◆ AVAILABLE RECORDS ◆
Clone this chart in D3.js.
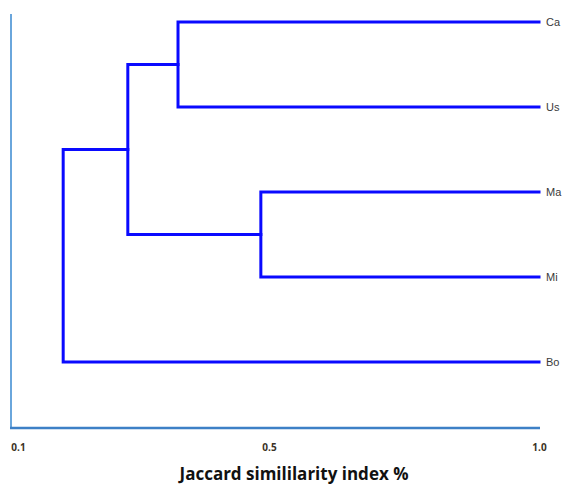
<!DOCTYPE html>
<html>
<head>
<meta charset="utf-8">
<script src="https://cdn.jsdelivr.net/npm/d3@7"></script>
<style>
  html, body { margin: 0; padding: 0; background: #ffffff; overflow: hidden; }
  svg { display: block; }
</style>
</head>
<body>
<svg id="chart" width="562" height="486"></svg>
<script>
// Leaves of the dendrogram, top to bottom
const leafNames = ["Ca", "Us", "Ma", "Mi", "Bo"];

// Agglomeration steps: the two joined clusters and the similarity at which they join
const mergeLeft = ["Ca", "Ma", "Ca|Us", "Ca|Us|Ma|Mi"];
const mergeRight = ["Us", "Mi", "Ma|Mi", "Bo"];
const mergeSimilarity = [0.355, 0.487, 0.275, 0.172];

// Axis tick labels
const tickValues = [0.1, 0.5, 1.0];
const tickLabels = ["0.1", "0.5", "1.0"];

const axisTitle = "Jaccard simililarity index %";

const svg = d3.select("#chart");

// Similarity axis (piecewise, following the printed tick spacing)
const x = d3.scaleLinear()
  .domain([0.1, 0.5, 1.0])
  .range([18, 269, 539]);

const y = d3.scalePoint()
  .domain(leafNames)
  .range([22, 362]);

// Node positions: leaves sit at similarity 1.0
const nodes = new Map();
leafNames.forEach(n => nodes.set(n, { sim: 1.0, y: y(n) }));
mergeLeft.forEach((a, i) => {
  const b = mergeRight[i];
  const na = nodes.get(a), nb = nodes.get(b);
  nodes.set(a + "|" + b, { sim: mergeSimilarity[i], y: (na.y + nb.y) / 2 });
});

// Axis frame
const axisBottomY = 428;
svg.append("line")
  .attr("x1", 11).attr("x2", 11)
  .attr("y1", 14).attr("y2", axisBottomY)
  .attr("stroke", "#6aa6dc").attr("stroke-width", 2);
svg.append("line")
  .attr("x1", 10).attr("x2", x(1.0) + 1)
  .attr("y1", axisBottomY).attr("y2", axisBottomY)
  .attr("stroke", "#3d80c6").attr("stroke-width", 2.5);

// Tick labels
const axis = d3.axisBottom(x)
  .tickValues(tickValues)
  .tickFormat((d, i) => tickLabels[i])
  .tickSize(0);
const gAxis = svg.append("g")
  .attr("transform", `translate(0, 441)`)
  .call(axis);
gAxis.select(".domain").remove();
gAxis.selectAll("text")
  .attr("font-family", "'Open Sans', sans-serif")
  .attr("font-size", 10)
  .attr("font-weight", "bold")
  .attr("fill", "#3b3226");

// Dendrogram links as elbows
const links = svg.append("g")
  .attr("fill", "none")
  .attr("stroke", "#0a0aff")
  .attr("stroke-width", 3)
  .attr("stroke-linejoin", "miter")
  .attr("stroke-linecap", "square");

mergeLeft.forEach((a, i) => {
  const b = mergeRight[i];
  const na = nodes.get(a), nb = nodes.get(b);
  const xm = x(mergeSimilarity[i]);
  links.append("path")
    .attr("d", `M${x(na.sim)},${na.y}H${xm}V${nb.y}H${x(nb.sim)}`);
});

// Leaf labels
svg.append("g")
  .selectAll("text")
  .data(leafNames)
  .join("text")
  .attr("x", x(1.0) + 7)
  .attr("y", d => y(d))
  .attr("dy", "0.36em")
  .attr("font-family", "'Liberation Sans', Arial, sans-serif")
  .attr("font-size", 11)
  .attr("fill", "#3a3a3a")
  .text(d => d);

// Axis title
svg.append("text")
  .attr("x", 294)
  .attr("y", 480)
  .attr("text-anchor", "middle")
  .attr("font-family", "'Open Sans', sans-serif")
  .attr("font-size", 17)
  .attr("font-weight", "bold")
  .attr("fill", "#111")
  .text(axisTitle);
</script>
</body>
</html>
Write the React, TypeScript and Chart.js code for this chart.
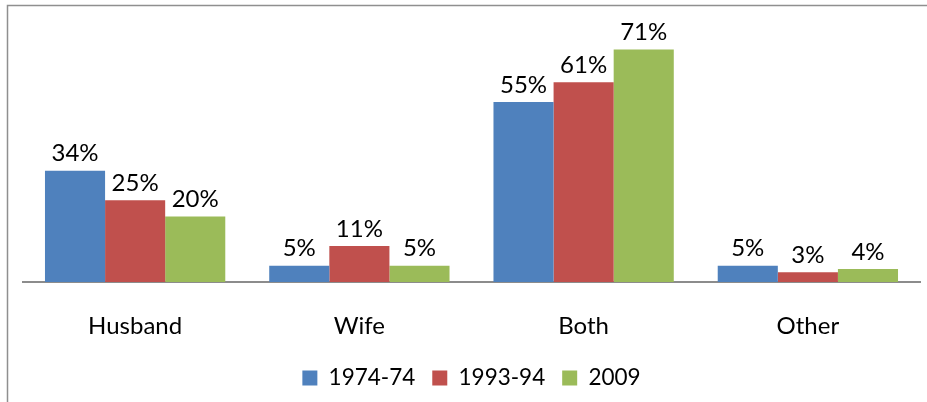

◆ WHAT THIS TASK INVOLVES ◆
Repeat the entries exactly. Pictures are excluded from the copy.

◆ SOLUTION FOR THIS TASK ◆
Clone this chart in D3.js.
<!DOCTYPE html>
<html>
<head>
<meta charset="utf-8">
<script src="https://cdn.jsdelivr.net/npm/d3@7"></script>
<style>
  html, body { margin: 0; padding: 0; background: #ffffff; overflow: hidden; }
  svg { display: block; }
</style>
</head>
<body>
<svg id="chart" width="562" height="486"></svg>
<script>
// Leaves of the dendrogram, top to bottom
const leafNames = ["Ca", "Us", "Ma", "Mi", "Bo"];

// Agglomeration steps: the two joined clusters and the similarity at which they join
const mergeLeft = ["Ca", "Ma", "Ca|Us", "Ca|Us|Ma|Mi"];
const mergeRight = ["Us", "Mi", "Ma|Mi", "Bo"];
const mergeSimilarity = [0.355, 0.487, 0.275, 0.172];

// Axis tick labels
const tickValues = [0.1, 0.5, 1.0];
const tickLabels = ["0.1", "0.5", "1.0"];

const axisTitle = "Jaccard simililarity index %";

const svg = d3.select("#chart");

// Similarity axis (piecewise, following the printed tick spacing)
const x = d3.scaleLinear()
  .domain([0.1, 0.5, 1.0])
  .range([18, 269, 539]);

const y = d3.scalePoint()
  .domain(leafNames)
  .range([22, 362]);

// Node positions: leaves sit at similarity 1.0
const nodes = new Map();
leafNames.forEach(n => nodes.set(n, { sim: 1.0, y: y(n) }));
mergeLeft.forEach((a, i) => {
  const b = mergeRight[i];
  const na = nodes.get(a), nb = nodes.get(b);
  nodes.set(a + "|" + b, { sim: mergeSimilarity[i], y: (na.y + nb.y) / 2 });
});

// Axis frame
const axisBottomY = 428;
svg.append("line")
  .attr("x1", 11).attr("x2", 11)
  .attr("y1", 14).attr("y2", axisBottomY)
  .attr("stroke", "#6aa6dc").attr("stroke-width", 2);
svg.append("line")
  .attr("x1", 10).attr("x2", x(1.0) + 1)
  .attr("y1", axisBottomY).attr("y2", axisBottomY)
  .attr("stroke", "#3d80c6").attr("stroke-width", 2.5);

// Tick labels
const axis = d3.axisBottom(x)
  .tickValues(tickValues)
  .tickFormat((d, i) => tickLabels[i])
  .tickSize(0);
const gAxis = svg.append("g")
  .attr("transform", `translate(0, 441)`)
  .call(axis);
gAxis.select(".domain").remove();
gAxis.selectAll("text")
  .attr("font-family", "'Open Sans', sans-serif")
  .attr("font-size", 10)
  .attr("font-weight", "bold")
  .attr("fill", "#3b3226");

// Dendrogram links as elbows
const links = svg.append("g")
  .attr("fill", "none")
  .attr("stroke", "#0a0aff")
  .attr("stroke-width", 3)
  .attr("stroke-linejoin", "miter")
  .attr("stroke-linecap", "square");

mergeLeft.forEach((a, i) => {
  const b = mergeRight[i];
  const na = nodes.get(a), nb = nodes.get(b);
  const xm = x(mergeSimilarity[i]);
  links.append("path")
    .attr("d", `M${x(na.sim)},${na.y}H${xm}V${nb.y}H${x(nb.sim)}`);
});

// Leaf labels
svg.append("g")
  .selectAll("text")
  .data(leafNames)
  .join("text")
  .attr("x", x(1.0) + 7)
  .attr("y", d => y(d))
  .attr("dy", "0.36em")
  .attr("font-family", "'Liberation Sans', Arial, sans-serif")
  .attr("font-size", 11)
  .attr("fill", "#3a3a3a")
  .text(d => d);

// Axis title
svg.append("text")
  .attr("x", 294)
  .attr("y", 480)
  .attr("text-anchor", "middle")
  .attr("font-family", "'Open Sans', sans-serif")
  .attr("font-size", 17)
  .attr("font-weight", "bold")
  .attr("fill", "#111")
  .text(axisTitle);
</script>
</body>
</html>
Write the React, TypeScript and Chart.js code for this chart.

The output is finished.